I hear you struggling with all the loose ends, wondering how life could possibly work itself out. I hear you struggling because you’ve lost motivation, because you’ve lost sight of who you are, because you feel like a let-down.
I’ve been hearing you, and I don’t like what I’ve been hearing. There’s nothing wrong with how you’ve been feeling, it just sucks that we live in this world in which you feel you’re defined by your struggles. The truth is, no one can be strong and happy and positive at all times–everyone struggles to some extent at one point or another. The difference is in how we choose to live–whether we choose to zero in on our failures or, rather, highlight our achievements.
So please. Please don’t let your failures define you. You are beautiful and brilliant so please don’t be blinded by your minimal inadequacies. Have a little faith.
Believe me when I say I know and understand. I know how hard it is to believe and have faith and stay positive.

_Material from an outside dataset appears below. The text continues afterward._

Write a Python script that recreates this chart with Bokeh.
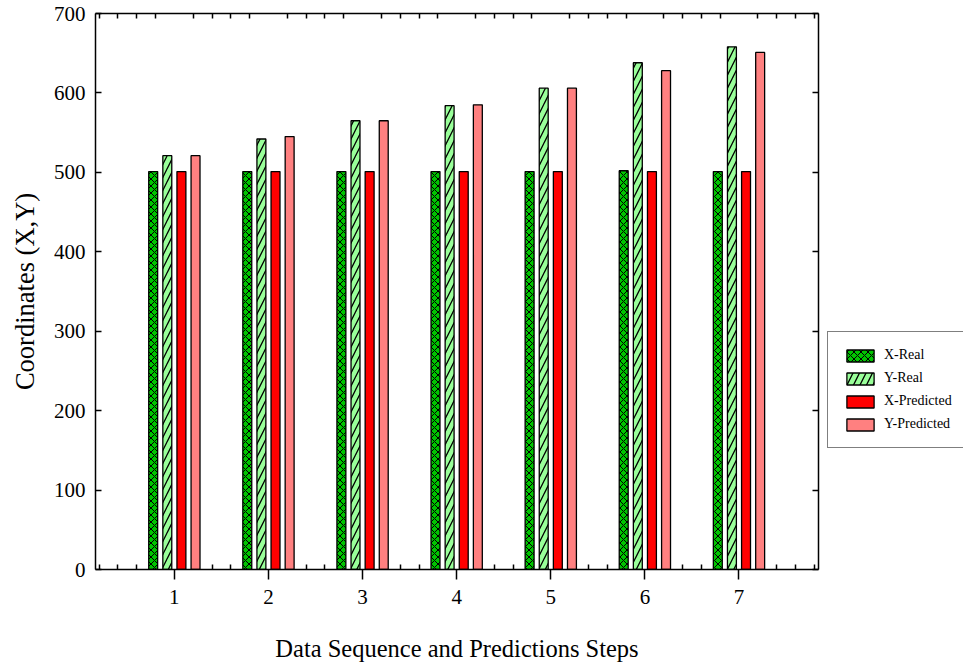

I know. Now, when I say have faith, I don’t necessarily mean it in a religious context. There is certainly faith that comes with religion, but faith is something of its own as well.
I didn’t grow up with religion, but as a child, I always had faith. I allowed myself to dream big because I believed in something greater–something so great that I couldn’t describe it to you if I tried. I don’t know how I came to believe, I just did. As a result, I wasn’t brought down as easily by derogatory comments. I wasn’t as affected by bad test scores. I was able to move on from the negative and embrace the positive.
And then high school happened. Things started to “matter.” I was thrown into this competitive world of academia, a world in which everything I dedicated my time to would set the course for my future. And I’ll tell you right now, I didn’t start off on the right track. I knew where I wanted to go but I wasn’t setting the stones in the right places. Contrary to the norm, my junior and senior years were, academically, far better than the first two. But spiritually, I had lost sight of my faith, and the effect was huge.
It wasn’t until last year–two quarters into my freshman year of college–that I got back in touch with my faith. I was blessed to have experienced one of those too good to be true moments, which opened my eyes once again to the beauty and the infinite possibilities of life. Since then, I’ve been happier than ever, despite all the stress that comes with college and internships and relationships and all things in between.
So, to all my friends and peers that have been struggling–with yourselves, with family, with school, work, or even just the thought of getting out of bed every day–this goes out to you. I stand with you. I was in your shoes once and honestly, I still struggle sometimes. The journey is ongoing, and while it’s not always easy, it’s so so worth it. Faith is such a beautiful thing and if you give it a chance, it may very well help you out of this hole that you feel you’ve dug yourself into. Even more, it may help you conquer your dreams and passions. It may help you fly.
Have faith in yourself because you have so much potential and you are capable, so if you really work for something, it will work out. Have faith in your worth and in your work so that you will “make it.” Have faith that everything will work out, despite the present difficulties, because there is this thing called destiny–and whether you believe in it or not, give it a chance. All the loose ends will tie themselves up in good time.
Please believe.
I leave you with a quote written in The Little White Bird by J. M. Barrie: “The reason birds can fly and we can’t is simply because they have perfect faith, for to have faith is to have wings.”